Through my research I discovered that one of my parents had an uncle that had lived nearly till I was born, but which they had never known and whose name they had never once heard spoken by their older family members. What family members don’t share is as interesting to me as what they do. I was able to track the line down to one of his living grandchildren, who was thrilled to hear from me and to learn about the rest of the family; I hope that you are able to do something similar and get a similar response.
I have been in touch with a Sievers cousin (another Bremen line), Liz… but these Nuckels are so close yet so far!
It took me years to successfully locate a living relative on this line – don’t give up hope! 🙂
No chance of giving up, Liz! Just need some time to focus on this…
Through research, I was able to drop the bombshell on my 72 year old Dad that his Irish immigrant father had two sisters that he shunned and were never discussed…one lived nearby (outside Philadelphia) and the other in Boston. My Dad was floored and saddened that he had first cousins that his father never allowed him to know. Only one was still living by the time I found out (and he is still living in Texas at 94). Still, their descendents were all very welcoming…they knew about us but had little detail.

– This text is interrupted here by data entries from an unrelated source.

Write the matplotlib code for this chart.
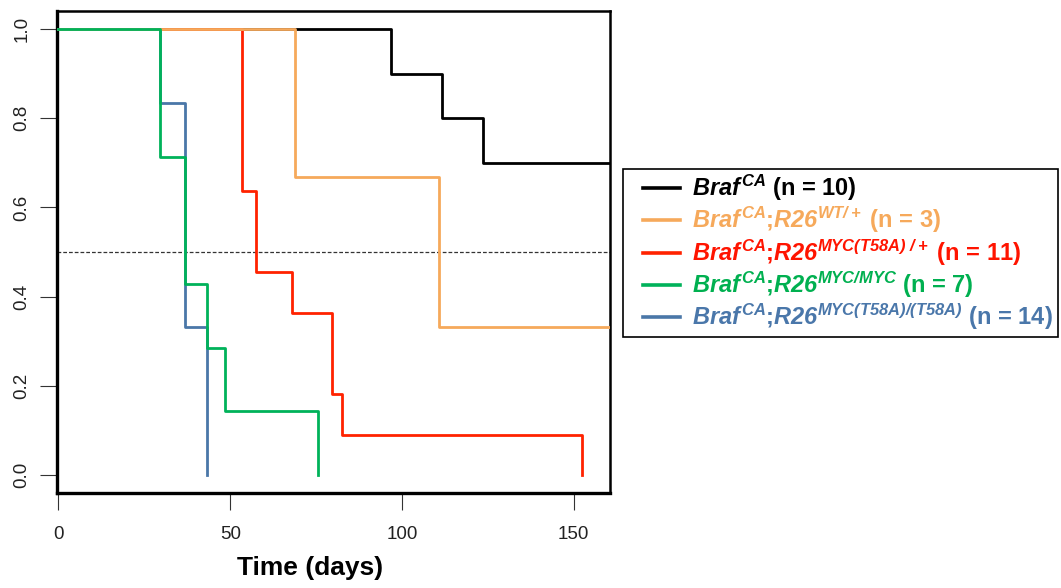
import matplotlib
matplotlib.use("Agg")
import matplotlib.pyplot as plt
from matplotlib.lines import Line2D
from matplotlib.patches import Rectangle

plt.rcParams['font.family'] = ['Liberation Sans', 'DejaVu Sans']
plt.rcParams['mathtext.fontset'] = 'custom'
plt.rcParams['mathtext.rm'] = 'Liberation Sans'
plt.rcParams['mathtext.it'] = 'Liberation Sans:italic'
plt.rcParams['mathtext.bf'] = 'Liberation Sans:bold'
plt.rcParams['mathtext.bfit'] = 'Liberation Sans:italic:bold'

# Kaplan-Meier steps (days, survival fraction)
black_t = [0, 96.7, 111.6, 123.5, 162]
black_s = [1.0, 0.9, 0.8, 0.7, 0.7]
orange_t = [0, 69.0, 110.7, 162]
orange_s = [1.0, 0.667, 0.333, 0.333]
red_t = [0, 53.5, 57.6, 68.0, 79.6, 82.6, 152.4]
red_s = [1.0, 0.636, 0.455, 0.364, 0.182, 0.091, 0.0]
green_t = [0, 29.5, 36.8, 43.2, 48.5, 75.7]
green_s = [1.0, 0.714, 0.429, 0.286, 0.143, 0.0]
blue_t = [0, 29.5, 36.8, 43.1]
blue_s = [1.0, 0.833, 0.333, 0.0]

braf = r"$\mathbfit{Braf}^{\hspace{0.12}\mathbfit{CA}}$"
labels = [braf + " (n = 10)",
          braf + r";$\mathbfit{R26}^{\mathbfit{WT/+}}$ (n = 3)",
          braf + r";$\mathbfit{R26}^{\mathbfit{MYC(T58A)\ /+}}$ (n = 11)",
          braf + r";$\mathbfit{R26}^{\mathbfit{MYC/MYC}}$ (n = 7)",
          braf + r";$\mathbfit{R26}^{\mathbfit{MYC(T58A)/(T58A)}}$ (n = 14)"]
line_cols = ['#000000', '#F6A95B', '#FF2200', '#00B25A', '#4A77A8']
text_cols = ['#000000', '#F6A95B', '#FF1400', '#00B050', '#4A77AA']

W, H = 1061, 588
fig = plt.figure(figsize=(W / 100, H / 100), dpi=100)
ax = fig.add_axes([0.0535, 0.1616, 0.5215, 0.8196])

lw = 2.0
ax.step(black_t, black_s, where='post', color=line_cols[0], lw=lw, zorder=1)
ax.step(red_t, red_s, where='post', color=line_cols[2], lw=lw, zorder=2)
ax.step(blue_t, blue_s, where='post', color=line_cols[4], lw=lw, zorder=3)
ax.step(orange_t, orange_s, where='post', color=line_cols[1], lw=lw, zorder=4)
ax.step(green_t, green_s, where='post', color=line_cols[3], lw=lw, zorder=5)

ax.axhline(0.5, color='#333333', lw=0.9, ls=(0, (3, 1.6)), zorder=0)

ax.set_xlim(-0.5, 160.6)
ax.set_ylim(-0.04, 1.04)
ax.set_xticks([0, 50, 100, 150])
ax.set_yticks([0.0, 0.2, 0.4, 0.6, 0.8, 1.0])
ax.set_yticklabels(['0.0', '0.2', '0.4', '0.6', '0.8', '1.0'], rotation=90, va='center')
ax.tick_params(axis='both', length=12, width=0.8, color='#333333', labelsize=13.5,
               labelcolor='#222222')
ax.tick_params(axis='x', pad=12)
ax.tick_params(axis='y', pad=7)
for s in ['left', 'bottom']:
    ax.spines[s].set_linewidth(2.4)
for s in ['top', 'right']:
    ax.spines[s].set_linewidth(1.8)

fig.text(310 / W, 1 - 568 / H, 'Time (days)', ha='center', va='center',
         fontsize=19, fontweight='bold')

# legend, laid out by hand (pixel positions of the original box)
fig.patches.append(Rectangle((623 / W, 1 - 337 / H), 435 / W, 168 / H,
                             transform=fig.transFigure, fill=False,
                             edgecolor='black', lw=1.2))
for i, (lab, lc, tc) in enumerate(zip(labels, line_cols, text_cols)):
    yrow = 188 + 32.3 * i
    fig.add_artist(Line2D([643 / W, 680 / W], [1 - yrow / H, 1 - yrow / H],
                          transform=fig.transFigure, color=lc, lw=2.6))
    fig.text(692 / W, 1 - (yrow + 8) / H, lab, ha='left', va='baseline',
             fontsize=17, fontweight='bold', color=tc)

fig.savefig('out.png', dpi=100)
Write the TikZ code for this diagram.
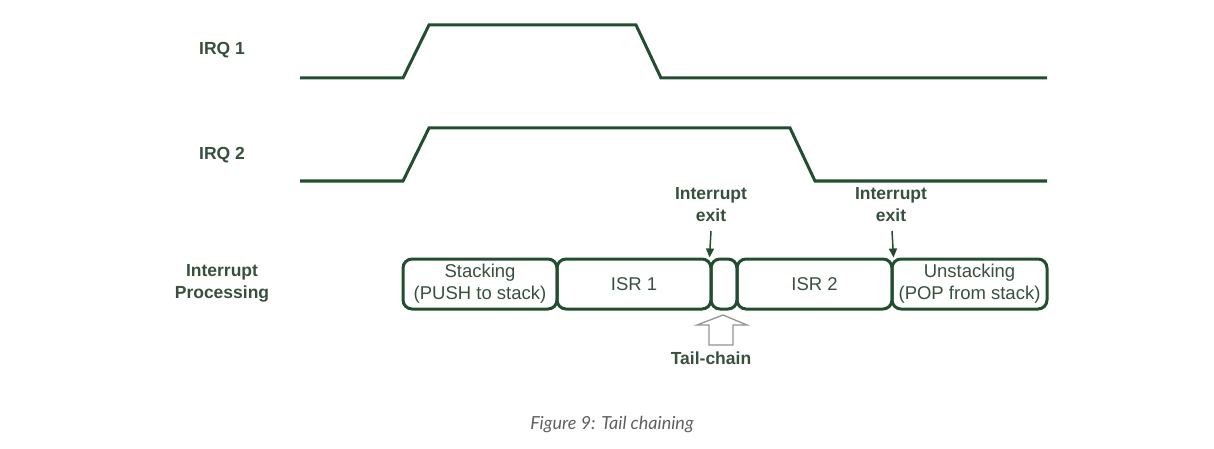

Before Dad died in 2011, I asked him about how he felt about my sticking a hat pin in his balloon of memories related to his Dad… He said it tarnished his Dad’s memory but that the fault for that ultimately laid with my grandfather. Dad thought it was important that those that come later know the whole story of the family. One gift I was able to give him was a link back to his kin in his Dad’s ancestral home of St. Mullins, Carlow…a place Dad had never heard about until I uncovered his roots there.
The great and the not so good…it is all part of one’s story.
It’s good that you were able to provide those links, Joann… and I’m happy to be able to link back to my own roots… but I sure wish I’d known this stuff years ago when these people were still alive. With luck, I’ll have first cousins once removed or perhaps second cousins around to find…
There must be a lot of stories like Liz and Joann relate, since I have a similar one, too.
My mother, born 1919, never knew that her grandfather was living within a 6-8 block radius of her (up to the point where he died in 1937, of course), until I started doing genealogy 15-20 years ago, and was pinpointing addresses from city directories.
And this distance remained fairly constant, even with multiple moves on both my mother’s (with her mother) part and my great grandfather’s.
Of course, I assume most of this was because my grandmother “tossed” her alcoholic husband out when my mother was 10, and the great-grandfather in this discussion was the father of the “tossed” husband.
But, that’s another story…
I’ll have to remember to ask my mother more about it tomorrow morning – she’s 95 and still going strong!
Always interesting, Judy!
Oh my… that proximity is interesting, isn’t it? Sounds like everyone tried to — or had to — stay local…
I was in my 30’s when I found out my father had 8 siblings. My parents divorced when I was 5, and his family was never mentioned after.